A “revolução proletária” jamais seguiu adiante. Na Alemanha, em 1918-19, a maioria dos trabalhadores industriais optou pelos social-democratas, não pelos comunistas, tanto nos conselhos (sovietes) quanto nas eleições para uma Assembleia Constituinte. O fracasso da insurreição alemã cerrou a via da revolução europeia na qual os bolcheviques depositavam suas esperanças. Um estranho “socialismo” espalhou-se pela Europa Oriental no imediato pós-guerra, levado pelo avanço do Exército Vermelho sobre os territórios submetidos à Alemanha nazista. Quatro décadas mais tarde, em 1989, revoluções populares derrubaram os regimes comunistas, fazendo a história “girar para trás”, do socialismo ao capitalismo. As “leis históricas” marxistas revelaram-se desastrosamente inacuradas.

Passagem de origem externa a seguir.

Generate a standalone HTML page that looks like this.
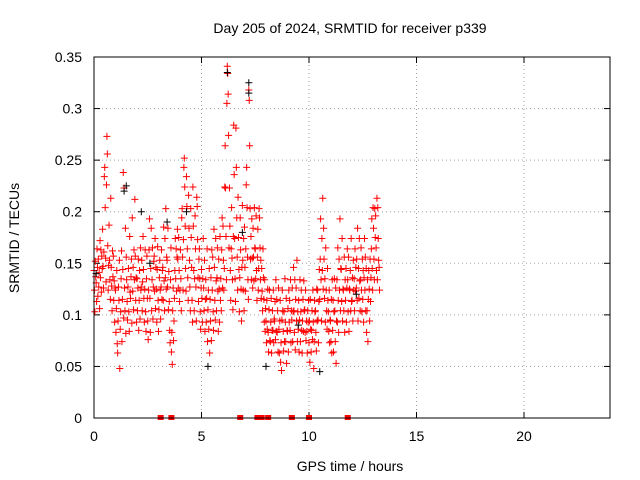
<!DOCTYPE html>
<html><head><meta charset="utf-8"><style>
body{margin:0;background:#fff}
svg{display:block;font-family:"Liberation Sans",sans-serif}
</style></head><body>
<svg id="c" width="640" height="480">
<rect width="640" height="480" fill="#fff"/>
<text x="350" y="33" text-anchor="middle" font-size="14">Day 205 of 2024, SRMTID for receiver p339</text>
<text x="350" y="471" text-anchor="middle" font-size="14">GPS time / hours</text>
<text transform="translate(19,238) rotate(-90)" text-anchor="middle" font-size="14">SRMTID / TECUs</text>
<g id="grid"></g><g id="axes"></g><g id="marks"></g>
<rect x="94" y="57" width="516" height="361" fill="none" stroke="#000" stroke-width="1"/>
</svg>
<script>
const xTicks=[0,5,10,15,20];
const yTicks=[0,0.05,0.1,0.15,0.2,0.25,0.3,0.35];
const yTickLabels=["0","0.05","0.1","0.15","0.2","0.25","0.3","0.35"];
const binStart=0.0, binStep=0.1;
const redBins=[
[.143,.124,.103,.152,.137],[.131,.113,.164,.146,.118],[.154,.127,.141,.106,.172],[.136,.163,.122,.157,.145],[.183,.147,.126,.161,.234],
[.243,.204,.155,.132,.226],[.273,.256,.167,.124,.148],[.187,.153,.134,.115,.213],[.146,.128,.104,.162,.137],[.157,.114,.133,.093,.126],
[.124,.083,.106,.143,.072],[.063,.094,.127,.114,.153],[.048,.086,.103,.135,.162],[.074,.115,.144,.238,.097],[.223,.126,.104,.184,.082],
[.156,.134,.113,.095,.127],[.145,.103,.084,.176,.122],[.116,.137,.154,.092,.194],[.123,.146,.105,.163,.134],[.212,.157,.114,.136,.093],
[.135,.104,.126,.154,.085],[.114,.143,.096,.165,.124],[.127,.153,.104,.132,.176],[.144,.116,.093,.125,.163],[.103,.084,.135,.157,.116],
[.094,.076,.124,.163,.193],[.116,.083,.145,.184,.104],[.134,.165,.096,.127,.152],[.157,.123,.174,.106,.146],[.125,.093,.144,.166,.114],
[.084,.105,.136,.153,.124],[.096,.127,.163,.115,.143],[.146,.114,.185,.133,.104],[.174,.136,.203,.125,.156],[.153,.127,.184,.105,.142],
[.113,.085,.073,.134,.165],[.064,.083,.052,.104,.126],[.075,.094,.116,.143,.174],[.135,.164,.123,.156,.183],[.154,.126,.175,.143,.113],
[.124,.163,.135,.104,.194],[.203,.156,.124,.173,.243],[.252,.224,.186,.145,.123],[.234,.205,.164,.136,.114],[.216,.184,.153,.127,.104],
[.203,.175,.146,.114,.093],[.224,.186,.143,.104,.135],[.196,.164,.127,.094,.214],[.205,.173,.136,.113,.154],[.164,.135,.103,.086,.126],
[.144,.116,.093,.135,.174],[.126,.104,.153,.084,.115],[.134,.093,.116,.164,.074],[.105,.124,.086,.145,.063],[.115,.094,.136,.075,.163],
[.124,.156,.103,.085,.183],[.146,.114,.095,.174,.133],[.104,.136,.165,.123,.084],[.154,.125,.093,.176,.114],[.135,.104,.163,.194,.126],
[.186,.153,.124,.145,.224],[.264,.223,.176,.134,.305],[.341,.334,.314,.274,.165],[.223,.186,.143,.114,.164],[.204,.155,.134,.105,.176],
[.284,.236,.174,.135,.113],[.281,.243,.194,.156,.124],[.214,.175,.144,.103,.136],[.194,.163,.125,.094,.146],[.206,.153,.124,.174,.104],
[.185,.146,.123,.164,.226],[.243,.204,.156,.134,.115],[.318,.308,.264,.203,.154],[.176,.134,.193,.155,.126],[.184,.156,.133,.204,.165],
[.164,.135,.196,.143,.114],[.156,.183,.124,.145,.203],[.194,.165,.134,.153,.116],[.145,.123,.104,.164,.136],[.115,.093,.134,.084,.106],
[.094,.073,.114,.086,.125],[.083,.064,.105,.124,.075],[.074,.093,.116,.063,.085],[.104,.085,.124,.073,.096],[.094,.113,.076,.134,.084],
[.115,.083,.104,.064,.126],[.086,.063,.094,.114,.054],[.073,.046,.095,.124,.104],[.084,.065,.103,.074,.135],[.093,.074,.116,.053,.085],
[.084,.106,.064,.124,.093],[.114,.085,.134,.073,.104],[.095,.126,.074,.103,.146],[.104,.083,.134,.066,.115],[.126,.094,.153,.074,.103],
[.086,.114,.064,.095,.134],[.074,.103,.124,.085,.063],[.094,.115,.084,.133,.104],[.105,.083,.124,.075,.094],[.084,.063,.104,.093,.114],
[.073,.094,.054,.115,.086],[.064,.085,.104,.076,.124],[.093,.048,.074,.114,.103],[.104,.083,.065,.125,.094],[.124,.095,.073,.113,.144],
[.115,.154,.193,.134,.094],[.174,.143,.213,.125,.184],[.154,.116,.135,.093,.165],[.124,.104,.086,.145,.114],[.103,.084,.124,.073,.095],
[.094,.074,.115,.063,.134],[.085,.114,.064,.103,.135],[.104,.074,.126,.053,.094],[.134,.093,.165,.114,.083],[.154,.124,.193,.104,.145],
[.144,.113,.174,.094,.125],[.124,.104,.156,.083,.134],[.114,.145,.093,.126,.164],[.134,.103,.156,.084,.125],[.124,.143,.104,.174,.113],
[.114,.136,.094,.153,.124],[.135,.104,.164,.123,.146],[.126,.154,.114,.184,.094],[.145,.116,.174,.133,.104],[.134,.165,.124,.103,.154],
[.115,.143,.093,.136,.174],[.124,.156,.104,.145,.083],[.104,.134,.074,.115,.143],[.125,.094,.154,.113,.136],[.164,.193,.145,.124,.204],
[.184,.154,.134,.203,.175],[.196,.165,.143,.213,.134],[.204,.174,.153,.146,.124]];
const blackTimes=[0.1,1.4,1.5,2.2,3.4,4.3,5.3,6.2,6.9,7.2,7.2,8.0,10.5,12.2,2.6,9.5];
const blackVals=[.14,.22,.225,.20,.19,.20,.05,.335,.18,.325,.315,.05,.045,.12,.15,.09];
const zeroTimes=[3.1,3.6,6.8,7.6,7.8,8.1,9.2,10.0,11.8];

const X=t=>94+t*(516/24);
const Y=v=>418-v*(361/0.35);
const NS="http://www.w3.org/2000/svg";
const grid=document.getElementById('grid'),axes=document.getElementById('axes'),marks=document.getElementById('marks');
function mk(tag,attrs,parent){const e=document.createElementNS(NS,tag);for(const k in attrs)e.setAttribute(k,attrs[k]);parent.appendChild(e);return e;}
xTicks.forEach(t=>{
  const x=X(t);
  if(t>0){const g=mk('line',{x1:x,x2:x,y1:57,y2:418,stroke:'#a0a0a0','stroke-dasharray':'1,3'},grid);
  
  }
  mk('line',{x1:x,x2:x,y1:418,y2:412,stroke:'#000'},axes);
  mk('line',{x1:x,x2:x,y1:57,y2:63,stroke:'#000'},axes);
  const l=mk('text',{x:x,y:441,'text-anchor':'middle','font-size':14},axes);
  l.textContent=t;
  
  
});
yTicks.forEach((v,i)=>{
  const y=Y(v);
  if(v>0&&v<0.35){const g=mk('line',{x1:94,x2:610,y1:y,y2:y,stroke:'#a0a0a0','stroke-dasharray':'1,3'},grid);
  
  }
  mk('line',{x1:94,x2:100,y1:y,y2:y,stroke:'#000'},axes);
  mk('line',{x1:610,x2:604,y1:y,y2:y,stroke:'#000'},axes);
  const l=mk('text',{x:82,y:y+5,'text-anchor':'end','font-size':14},axes);
  l.textContent=yTickLabels[i];
  
  
});
function plus(t,v,color,name){
  const x=X(t),y=Y(v);
  const p=mk('path',{d:`M${x-3.5},${y}H${x+3.5}M${x},${y-3.5}V${y+3.5}`,stroke:color,'stroke-width':1,fill:'none'},marks);
  
  
}
redBins.forEach((vals,b)=>{
  const t0=binStart+b*binStep;
  vals.forEach((v,j)=>plus(t0+j*binStep/vals.length,v,'#ff0000','red-point'));
});
blackTimes.forEach((t,i)=>plus(t,blackVals[i],'#000000','black-point'));
zeroTimes.forEach(t=>{
  const x=X(t);
  const r=mk('rect',{x:x-3,y:Y(0)-3,width:6,height:5,fill:'#ff0000'},marks);
  
  
});
</script>
</body></html>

O que a esquerda anticapitalista aprendeu com 1989? Uma facção, talvez a mais significativa, trocou a meta do socialismo estatista pelo caminho pragmático — e, sobretudo, rentável — do capitalismo de Estado. Mais à esquerda, emergiram correntes minoritárias que propõem, confusamente, uma “alter-globalização” — e que replicam os métodos de “ação direta” nascidos no amargo rescaldo das revoltas de 1968. Finalmente, no campo político-acadêmico, difundiu-se um rancor com a própria história, essa velha senhora que se rebelou contra as “leis da História” e seguiu veredas tão diferentes das profetizadas. A tentativa de revolucionar o currículo escolar brasileiro, pela abolição da “História ocidental”, foi uma manifestação singular desse rancor. Se a História não se curva ao nosso desejo, nós a condenamos ao pelotão de fuzilamento! — eis a mensagem desses intelectuais traídos pelo proletariado.
A Rússia reinstalou a velha bandeira czarista, e o inacreditável Boris Yeltsin chegou a propor que se desse “um enterro cristão” ao cadáver embalsamado de Lenin. Mesmo assim, cem anos depois, 1917 não terminou.